Taipei Times: Oriented has been on the Internet for almost four years now, how did you come up with the original idea for the site?
Christine Hsu: The reason we started this site is because we know people who are moving in and out of Taiwan all the time and asking us the same questions over and over again, how do you find a job, housing and so we had this information, Gus had his own set of e-mails that he copied and pasted and sent to his friends and I had my own -- it's tiring after a while to keep having to explain to people the same things so we thought, why don't we put this online and people can refer to it.
TT: What is the most popular part of the site?
Gus Adapon: The Forums have probably become the main thing. We've tried other things and we've worked hard on other pieces ... like the Events Calendar -- I guess the jury is still out on whether the Events Calendar is really as effective as we thought it would be.
Christine started publishing the weekly e-bulletin a year after we had turned on and we didn't know where that would go and now that's arguably one of the most popular things from the site. So it was a lot of trial and error ... it's all trial and error.
TT: Recently one of your forums focused on the topic of voting one of Taiwan's three English-language papers "off the island." What are your thoughts on the topic and the other controversy voiced on your site over Hess Language Center?
Christine: One of my bigger objectives, we want Oriented to be a positive contribution to society and we want to be as responsible as we can as founders of the site. The forums were meant to be a way by which the foreign community can say to local businesses and the local business establishment that "you know, this is how you could be doing it better. Maybe your services can be improved, this is what our expectations are in terms of service."

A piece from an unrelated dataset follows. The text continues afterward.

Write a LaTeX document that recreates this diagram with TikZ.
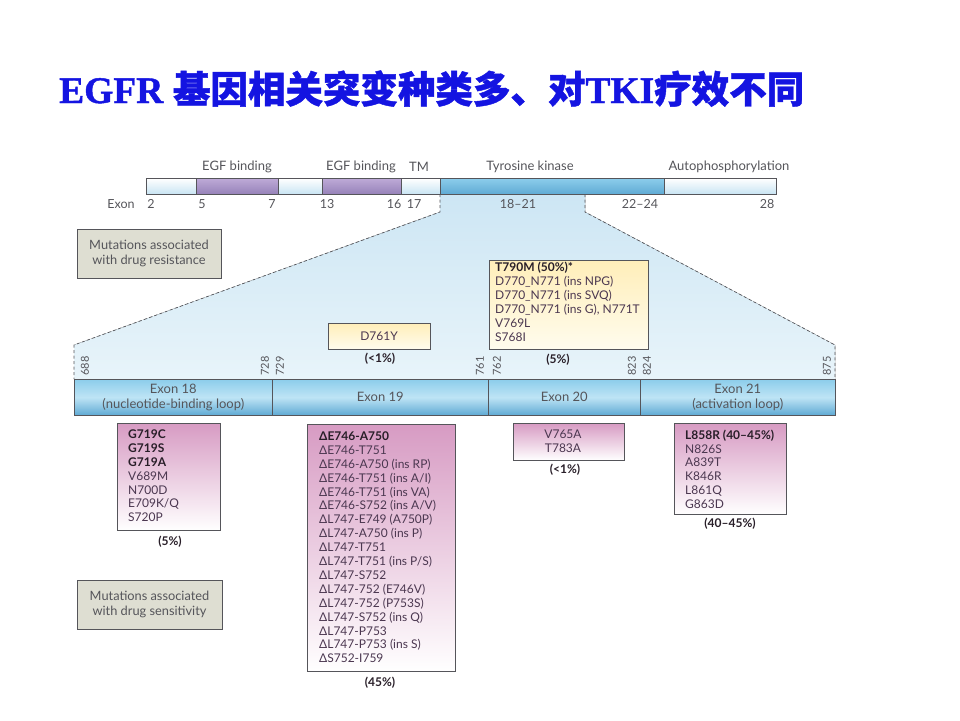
\documentclass[tikz,border=0pt]{standalone}
\usepackage{fontspec}
\setmainfont{Lato}
\newfontfamily\sans{Lato}
\newfontfamily\titleserif{Liberation Serif}[BoldFeatures={FakeBold=1.2}]
\newfontfamily\cjk{Noto Sans CJK SC}[BoldFeatures={FakeBold=1.2}]
\definecolor{txt}{RGB}{75,55,80}
\definecolor{txtb}{RGB}{40,30,40}
\definecolor{lbl}{RGB}{85,85,90}
\definecolor{edge}{RGB}{85,85,90}
\definecolor{pale}{RGB}{200,228,243}
\definecolor{purpT}{RGB}{190,170,215}
\definecolor{purpB}{RGB}{150,130,185}
\definecolor{blueT}{RGB}{140,205,235}
\definecolor{blueM}{RGB}{190,228,245}
\definecolor{blueB}{RGB}{95,170,212}
\definecolor{pinkT}{RGB}{215,155,195}
\definecolor{yelT}{RGB}{255,238,185}
\definecolor{yelB}{RGB}{255,252,238}
\definecolor{legend}{RGB}{222,222,210}
\definecolor{fanT}{RGB}{205,230,244}
\definecolor{fanB}{RGB}{232,244,250}
\definecolor{titleblue}{RGB}{20,20,225}
\tikzset{
  every node/.style={font=\sans\fontsize{12}{13.9}\selectfont, text=txt, inner sep=0pt},
  seg/.style={draw=edge, line width=0.6pt, minimum height=16, anchor=north west},
  lightseg/.style={seg, top color=white, bottom color=pale},
  purpseg/.style={seg, top color=purpT, bottom color=purpB},
  blueseg/.style={seg, top color=blueT, bottom color=blueB},
  exonseg/.style={draw=edge, line width=0.6pt, minimum height=36, anchor=north west,
     top color=blueT, bottom color=blueB, middle color=blueM, align=center, text=lbl,
     font=\sans\fontsize{13}{15}\selectfont},
  toplbl/.style={font=\sans\fontsize{13}{15}\selectfont, text=lbl},
  exnum/.style={font=\sans\fontsize{12.5}{15}\selectfont, text=lbl},
  posnum/.style={font=\sans\fontsize{11}{12}\selectfont, text=lbl, rotate=90},
  mutbox/.style={draw=edge, line width=0.7pt, anchor=north west, top color=pinkT, bottom color=white},
  yelbox/.style={draw=edge, line width=0.7pt, anchor=north west, top color=yelT, bottom color=yelB},
  legbox/.style={draw=edge, line width=0.7pt, fill=legend, align=center, text=lbl,
     font=\sans\fontsize{12.8}{15}\selectfont},
  mutlist/.style={anchor=north west, align=left},
  pct/.style={font=\sans\bfseries\fontsize{12}{13}\selectfont, text=txtb},
  fanline/.style={draw=edge, line width=0.7pt, dash pattern=on 3pt off 2.5pt},
}
\begin{document}
\begin{tikzpicture}[x=1pt,y=-1pt]
\useasboundingbox (0,0) rectangle (960,720);
% title
\node[anchor=base west, text=titleblue, font=\fontsize{37.5}{42}\selectfont] (title) at (59,103)
  {{\titleserif\bfseries EGFR} {\cjk\bfseries 基因相关突变种类多、对}{\titleserif\bfseries TKI}{\cjk\bfseries 疗效不同}};

% fan region
\coordinate (fl0) at (440,194);
\coordinate (fl1) at (440,212);
\coordinate (fl2) at (74,345);
\coordinate (fl3) at (74,379);
\coordinate (fr0) at (585,194);
\coordinate (fr1) at (585,212);
\coordinate (fr2) at (835,345);
\coordinate (fr3) at (835,379);
\fill[top color=fanT, bottom color=fanB] (fl0) -- (fl1) -- (fl2) -- (fl3) -- (fr3) -- (fr2) -- (fr1) -- (fr0) -- cycle;
\draw[fanline] (fl0) -- (fl1) -- (fl2) -- (fl3);
\draw[fanline] (fr0) -- (fr1) -- (fr2) -- (fr3);

% top bar
\node[lightseg, minimum width=50] (s1) at (146,178) {};
\node[purpseg, minimum width=82] (s2) at (196,178) {};
\node[lightseg, minimum width=44] (s3) at (278,178) {};
\node[purpseg, minimum width=79] (s4) at (322,178) {};
\node[lightseg, minimum width=39] (s5) at (401,178) {};
\node[blueseg, minimum width=224] (s6) at (440,178) {};
\node[lightseg, minimum width=112] (s7) at (664,178) {};

\node[toplbl] (egf1) at (237,167) {EGF binding};
\node[toplbl] (egf2) at (361,167) {EGF binding};
\node[toplbl] (tm) at (419,167) {TM};
\node[toplbl] (tk) at (530,167) {Tyrosine kinase};
\node[toplbl] (auto) at (729,167) {Autophosphorylation};

\node[exnum] (exon) at (121,204) {Exon};
\node[exnum] (x2) at (151,204) {2};
\node[exnum] (x5) at (202,204) {5};
\node[exnum] (x7) at (272,204) {7};
\node[exnum] (x13) at (327,204) {13};
\node[exnum] (x16) at (394,204) {16};
\node[exnum] (x17) at (414,204) {17};
\node[exnum] (x18) at (518,204) {18–21};
\node[exnum] (x22) at (640,204) {22–24};
\node[exnum] (x28) at (767,204) {28};

% legend boxes
\node[legbox, minimum width=144, minimum height=49] (resist) at (149,253.5) {Mutations associated\\with drug resistance};
\node[legbox, minimum width=145, minimum height=49] (sensit) at (149.5,604.5) {Mutations associated\\with drug sensitivity};

% exon bar
\node[exonseg, minimum width=198] (e18) at (74,379) {Exon 18\\(nucleotide-binding loop)};
\node[exonseg, minimum width=216] (e19) at (272,379) {Exon 19};
\node[exonseg, minimum width=152] (e20) at (488,379) {Exon 20};
\node[exonseg, minimum width=195] (e21) at (640,379) {Exon 21\\(activation loop)};

\node[posnum] (p688) at (85,366) {688};
\node[posnum] (p728) at (265,366) {728};
\node[posnum] (p729) at (280,366) {729};
\node[posnum] (p761) at (480,366) {761};
\node[posnum] (p762) at (497,366) {762};
\node[posnum] (p823) at (632,366) {823};
\node[posnum] (p824) at (647,366) {824};
\node[posnum] (p875) at (827,366) {875};

% resistance boxes
\node[yelbox, minimum width=102, minimum height=26] (d761) at (328,323) {};
\node (d761t) at (379,336) {D761Y};
\node[pct] (d761p) at (380,359) {(<1\%)};

\node[yelbox, minimum width=159, minimum height=89] (t790) at (489,260) {};
\node[mutlist] (t790t) at (495,262) {{\bfseries\color{txtb}T790M (50\%)*}\\D770\_N771 (ins NPG)\\D770\_N771 (ins SVQ)\\D770\_N771 (ins G), N771T\\V769L\\S768I};
\node[pct] (t790p) at (558,360) {(5\%)};

% sensitivity boxes
\node[mutbox, minimum width=103, minimum height=107] (g719) at (117,423) {};
\node[mutlist] (g719t) at (128,429.5) {{\bfseries\color{txtb}G719C}\\{\bfseries\color{txtb}G719S}\\{\bfseries\color{txtb}G719A}\\V689M\\N700D\\E709K/Q\\S720P};
\node[pct] (g719p) at (170,542) {(5\%)};

\node[mutbox, minimum width=148, minimum height=247] (del19) at (307,424) {};
\node[mutlist] (del19t) at (319,431.5) {{\bfseries\color{txtb}ΔE746-A750}\\ΔE746-T751\\ΔE746-A750 (ins RP)\\ΔE746-T751 (ins A/I)\\ΔE746-T751 (ins VA)\\ΔE746-S752 (ins A/V)\\ΔL747-E749 (A750P)\\ΔL747-A750 (ins P)\\ΔL747-T751\\ΔL747-T751 (ins P/S)\\ΔL747-S752\\ΔL747-752 (E746V)\\ΔL747-752 (P753S)\\ΔL747-S752 (ins Q)\\ΔL747-P753\\ΔL747-P753 (ins S)\\ΔS752-I759};
\node[pct] (del19p) at (380,683) {(45\%)};

\node[mutbox, minimum width=111, minimum height=37] (v765) at (513,423) {};
\node[align=center] (v765t) at (563,441.5) {V765A\\T783A};
\node[pct] (v765p) at (565,470) {(<1\%)};

\node[mutbox, minimum width=112, minimum height=91] (l858) at (674,423) {};
\node[mutlist] (l858t) at (685,429.5) {{\bfseries\color{txtb}L858R (40–45\%)}\\N826S\\A839T\\K846R\\L861Q\\G863D};
\node[pct] (l858p) at (730,524) {(40–45\%)};
\end{tikzpicture}
\end{document}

What we didn't expect was that people would use the forums to defame or attack businesses or organizations or people in an unacceptable manner ... and we have to be responsible and come up with policies -- as subjective as they might be -- to try and moderate the discussions going on on Oriented.
It's a big question mark and to this day we haven't been able to totally get a grip on it.
Gus: Hess has been a good example. There's been a lot of things written about Hess and most of them have been pretty negative. And a few months ago, someone from the main office called and said "Can we talk about your forums?"
They actually had a [big file] of complaints about Hess from the Internet. They showed me a bunch of the Hess threads [on Oriented] and said, "Most of this stuff is fine, it's probably true, but some of the negative stuff -- there are some things here that we think are wrong -- can we review that?" And there were just three or four issues and we talked about that and then we walked away and we didn't change anything.
So I asked them, how do you use this, could use this for change? They said "yes, that's exactly what we do, we get these threads and present them to branch directors and at the same time, we do change, slowly." And I was really happy to hear that.
That's exactly what it's all about. Even though a lot of the Hess stuff that's up there is negative, they don't want it to change because it's useful to the head office.